Fitz the Gullible? --- The Only Explanation

If you believe prosecutor Patrick Fitzgerald's case against Scooter Libby, you must also be ready to grasp the "evidence" for catastrophic man-made global warming over the next thousand years.  Because in both cases you're looking for a needle in a haystack ---  one that is so nanoscopically tiny that only the eye of faith can pick it out. The only way Fitzpatrick can believe his own legal charges is if he is dreadfully naive.  (I don't even want to think about the idea that he is acting in bad faith.)

That doesn't mean Fitzgerald is not an intelligent man. The world is filled with smart people who can't see beyond their own noses. They gather in droves in the academy, as Moliere famously pointed out several centuries ago. They can be smart as a whip on their school exams, and they often do well in puzzle-solving jobs like computer programming. But they don't have a whit of common sense; they lack a broad understanding of the world; and outside their well-worn mental grooves they are easily deceived.

That's the striking thing about Fitzgerald: His amazing gullibility. When this case is over, he might be a hot prospect for the nearest swampy real estate sales outfit in Florida. He looks like a big fat target for the con-man's art.

Clarice Feldman has been keeping daily track of the trial for the American Thinker. She knows far more about the facts and the applicable law than I do. But simply looking at the snarled mess from a distance, I'm aghast that Fitzgerald's whole theory of the case comes from sources that no sensible person could fall for: The big media. Mr. Fitzgerald seems to be possessed of a childlike faith in the media's interpretation of Scooter Libby's sinister intentions, namely, that the publication of Valerie Plame's non-secret identity  is all a Dick Cheney revenge plot.

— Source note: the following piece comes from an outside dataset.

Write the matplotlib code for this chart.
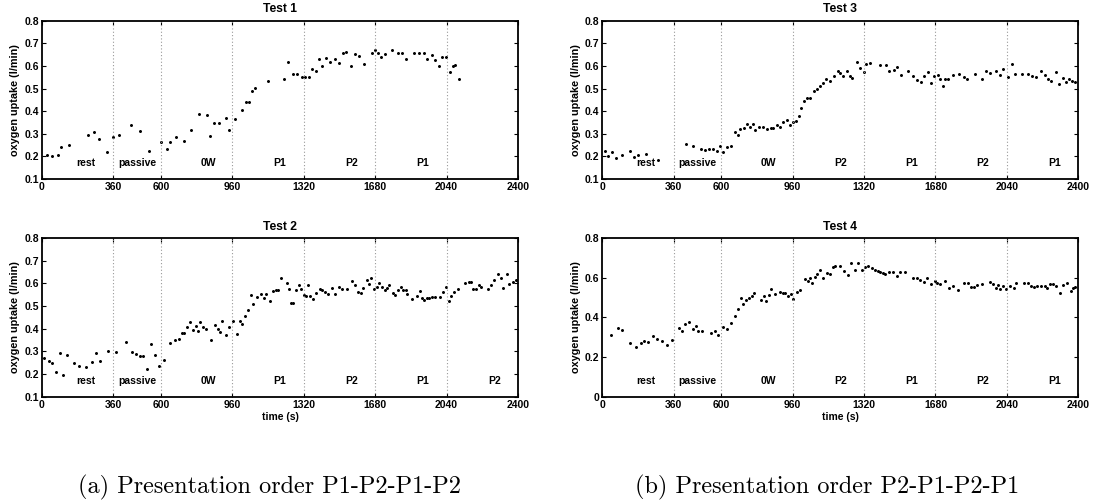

That's been the leftist media accusation since Day One, and Mr. Fitzgerald has fallen for it lock, stock and barrel. Why Veep Cheney would bother to waste time taking revenge on a third-level CIA analyst when he has an administration at war to think about, is never even asked. If those are Cheney's priorities when we have Soldiers at war, he should be fired. Fortunately, there is absolutely no indication that Vice President Cheney is that kind of human being.

The prosecutor's faith in the media therefore passeth mere mortal understanding. No one who knows the bottom-feeding habits of our journos could possibly be so virginal. Any professional historian knows better --- because careful research always shows the big headlines of the day to be a slapdash made-up job. Smart news folk like H.L. Mencken and A.J. Liebling notoriously think of their profession as an endless clown parade.  And any blogger who remembers Dan Rather, Reuters fauxtography, and a slew of New York Times fabrications, has to be utterly skeptical about the media narrative.

(That's why they call it a narrative, Counselor. It's a story. They make it up. It's not really that complicated.)

Even a Washington, D.C. jury is likely to see through the flimsy wraith of ectoplasm that has now been whipped into a sinister plot to "out" the publicity-hungry couple of Wilson and Plame --- which is a lot like "outing" Liberace. Once you get past the glittery skin-hugging piano-playing Las Vegas stage act, there isn't much "outing" left to be done. Wilson-Plame have become rich and famous for being "outed," pretty much like Liberace.

It is very telling that the prosecutor has mightily resisted bringing in the two designated victims of the Cheney Conspiracy for a thorough cross-examination. In the absence of the Plame-Wilson duo it is the reporters who are now on trial --- though it is Scooter Libby's career, freedom, peace of mind, and reputation that are at stake.

Unfortunately for Patrick Fitzgerald, our conscientious reporters didn't even bother to take readable notes of the crucial conversations that have now placed Mr. Libby in the dock. Their memory for fleeting words heard many months ago is as just bad as anybody else's --- which is utterly dismal. The newsies never even bothered to use tape recorders, trained  stenographers, personal organizers, or any of the other tools at the disposal of the merest junior attorney at the local ambulance chaser's office. It looks like they just followed each other's buzz, and if they all agreed on some conspiratorial version of events over that evening's booze, that had to be grist for the next day's headlines. This trial has therefore turned into an ordeal by baying newshounds. If Libby can sprint fast enough to survive their yipping and biting, he will be a free man. If not, he will be in jail.

Trial by ordeal is not exactly in the best tradition of Western jurisprudence, but that is exactly what we are left with. All thanks to our "prosecutor's prosecutor" and the tabloid press, working hand in hand.

This is not a shining moment in American legal history.